**INSTRUCTIONS TO FOLLOW**
Set down, exactly as written, the lines from the top of the data to the line that holds "0.00897, 0.00937, 0.0107];", and omit the pictures.

**GIVEN INFORMATION**

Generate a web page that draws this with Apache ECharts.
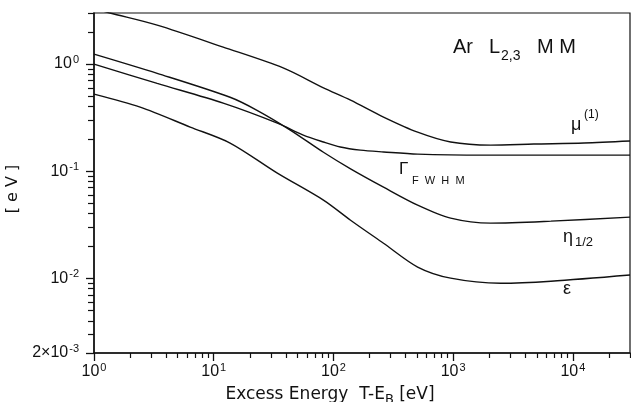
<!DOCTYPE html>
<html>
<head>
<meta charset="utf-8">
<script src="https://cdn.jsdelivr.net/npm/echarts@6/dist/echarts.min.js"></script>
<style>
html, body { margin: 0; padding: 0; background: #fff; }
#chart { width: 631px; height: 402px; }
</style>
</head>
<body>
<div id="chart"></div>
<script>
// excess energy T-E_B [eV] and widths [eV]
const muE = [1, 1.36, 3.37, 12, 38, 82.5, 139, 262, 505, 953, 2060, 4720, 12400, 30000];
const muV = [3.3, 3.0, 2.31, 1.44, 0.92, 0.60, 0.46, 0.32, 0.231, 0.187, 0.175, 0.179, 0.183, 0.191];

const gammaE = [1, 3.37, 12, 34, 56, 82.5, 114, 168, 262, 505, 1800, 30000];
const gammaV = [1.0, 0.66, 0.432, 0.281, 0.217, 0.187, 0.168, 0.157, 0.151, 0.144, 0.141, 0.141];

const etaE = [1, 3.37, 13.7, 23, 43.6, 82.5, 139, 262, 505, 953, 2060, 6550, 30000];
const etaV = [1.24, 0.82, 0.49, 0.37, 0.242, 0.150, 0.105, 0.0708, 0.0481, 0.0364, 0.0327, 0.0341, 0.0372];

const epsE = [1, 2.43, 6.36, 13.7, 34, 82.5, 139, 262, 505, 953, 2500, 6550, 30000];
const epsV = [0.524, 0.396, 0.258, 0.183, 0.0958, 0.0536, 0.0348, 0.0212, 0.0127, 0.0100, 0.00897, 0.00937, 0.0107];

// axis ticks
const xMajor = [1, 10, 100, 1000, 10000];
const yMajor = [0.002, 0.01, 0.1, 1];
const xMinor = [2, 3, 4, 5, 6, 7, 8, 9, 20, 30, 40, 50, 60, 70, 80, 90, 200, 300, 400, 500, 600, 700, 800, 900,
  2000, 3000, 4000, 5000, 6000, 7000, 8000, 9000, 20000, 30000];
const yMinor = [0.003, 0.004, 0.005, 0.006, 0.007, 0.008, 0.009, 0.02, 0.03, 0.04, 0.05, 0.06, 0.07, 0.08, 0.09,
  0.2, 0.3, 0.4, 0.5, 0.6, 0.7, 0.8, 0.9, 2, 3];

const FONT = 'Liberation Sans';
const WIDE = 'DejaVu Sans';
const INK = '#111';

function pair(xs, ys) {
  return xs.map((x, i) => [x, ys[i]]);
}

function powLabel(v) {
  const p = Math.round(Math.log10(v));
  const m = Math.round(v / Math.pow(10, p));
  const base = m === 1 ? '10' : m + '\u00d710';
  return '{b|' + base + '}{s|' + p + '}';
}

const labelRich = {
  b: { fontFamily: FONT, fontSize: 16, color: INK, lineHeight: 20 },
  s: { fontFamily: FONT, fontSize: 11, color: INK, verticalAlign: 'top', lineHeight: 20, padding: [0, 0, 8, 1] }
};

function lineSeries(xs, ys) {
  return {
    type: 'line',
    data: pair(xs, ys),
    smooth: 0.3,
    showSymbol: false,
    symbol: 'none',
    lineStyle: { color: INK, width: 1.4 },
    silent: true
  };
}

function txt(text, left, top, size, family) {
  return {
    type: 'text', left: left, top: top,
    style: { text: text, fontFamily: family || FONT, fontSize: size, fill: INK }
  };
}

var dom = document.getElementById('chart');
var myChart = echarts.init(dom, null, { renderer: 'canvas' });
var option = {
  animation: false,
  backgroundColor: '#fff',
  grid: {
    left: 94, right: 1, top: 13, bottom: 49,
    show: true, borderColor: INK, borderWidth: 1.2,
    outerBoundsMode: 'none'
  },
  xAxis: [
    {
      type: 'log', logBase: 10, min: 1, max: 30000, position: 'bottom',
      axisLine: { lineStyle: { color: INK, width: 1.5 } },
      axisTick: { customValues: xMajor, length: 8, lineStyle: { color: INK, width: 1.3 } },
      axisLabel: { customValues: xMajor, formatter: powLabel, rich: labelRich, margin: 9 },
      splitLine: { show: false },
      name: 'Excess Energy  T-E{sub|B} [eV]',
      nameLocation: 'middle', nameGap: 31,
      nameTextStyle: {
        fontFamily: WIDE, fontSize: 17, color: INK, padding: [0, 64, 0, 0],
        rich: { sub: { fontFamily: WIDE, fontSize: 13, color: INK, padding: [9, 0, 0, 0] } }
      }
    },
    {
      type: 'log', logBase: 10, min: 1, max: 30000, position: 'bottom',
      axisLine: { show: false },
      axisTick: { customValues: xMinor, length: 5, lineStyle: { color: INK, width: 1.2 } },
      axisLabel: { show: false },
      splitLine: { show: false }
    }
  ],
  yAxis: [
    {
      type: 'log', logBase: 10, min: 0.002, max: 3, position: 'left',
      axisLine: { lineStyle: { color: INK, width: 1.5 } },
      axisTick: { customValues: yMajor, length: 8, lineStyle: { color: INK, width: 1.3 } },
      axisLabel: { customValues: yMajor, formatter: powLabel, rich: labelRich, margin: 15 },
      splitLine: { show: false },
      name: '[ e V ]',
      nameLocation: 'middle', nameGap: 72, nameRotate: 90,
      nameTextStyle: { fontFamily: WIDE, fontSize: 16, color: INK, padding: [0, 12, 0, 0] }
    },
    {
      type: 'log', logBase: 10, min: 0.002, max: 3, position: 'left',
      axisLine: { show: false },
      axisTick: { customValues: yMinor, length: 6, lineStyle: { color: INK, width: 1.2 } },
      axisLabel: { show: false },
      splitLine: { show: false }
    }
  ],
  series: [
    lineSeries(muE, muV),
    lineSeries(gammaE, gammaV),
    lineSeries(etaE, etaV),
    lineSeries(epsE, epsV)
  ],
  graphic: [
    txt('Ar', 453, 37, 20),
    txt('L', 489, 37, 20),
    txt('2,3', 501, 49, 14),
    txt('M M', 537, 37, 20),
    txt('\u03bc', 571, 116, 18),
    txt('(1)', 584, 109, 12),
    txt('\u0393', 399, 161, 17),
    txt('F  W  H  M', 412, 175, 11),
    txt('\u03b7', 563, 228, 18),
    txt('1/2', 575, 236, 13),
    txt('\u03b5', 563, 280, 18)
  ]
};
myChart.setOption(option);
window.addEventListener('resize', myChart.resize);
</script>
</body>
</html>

**FINISHED ANSWER**
Generate a web page that draws this with Apache ECharts.
<!DOCTYPE html>
<html>
<head>
<meta charset="utf-8">
<script src="https://cdn.jsdelivr.net/npm/echarts@6/dist/echarts.min.js"></script>
<style>
html, body { margin: 0; padding: 0; background: #fff; }
#chart { width: 631px; height: 402px; }
</style>
</head>
<body>
<div id="chart"></div>
<script>
// excess energy T-E_B [eV] and widths [eV]
const muE = [1, 1.36, 3.37, 12, 38, 82.5, 139, 262, 505, 953, 2060, 4720, 12400, 30000];
const muV = [3.3, 3.0, 2.31, 1.44, 0.92, 0.60, 0.46, 0.32, 0.231, 0.187, 0.175, 0.179, 0.183, 0.191];

const gammaE = [1, 3.37, 12, 34, 56, 82.5, 114, 168, 262, 505, 1800, 30000];
const gammaV = [1.0, 0.66, 0.432, 0.281, 0.217, 0.187, 0.168, 0.157, 0.151, 0.144, 0.141, 0.141];

const etaE = [1, 3.37, 13.7, 23, 43.6, 82.5, 139, 262, 505, 953, 2060, 6550, 30000];
const etaV = [1.24, 0.82, 0.49, 0.37, 0.242, 0.150, 0.105, 0.0708, 0.0481, 0.0364, 0.0327, 0.0341, 0.0372];

const epsE = [1, 2.43, 6.36, 13.7, 34, 82.5, 139, 262, 505, 953, 2500, 6550, 30000];
const epsV = [0.524, 0.396, 0.258, 0.183, 0.0958, 0.0536, 0.0348, 0.0212, 0.0127, 0.0100, 0.00897, 0.00937, 0.0107];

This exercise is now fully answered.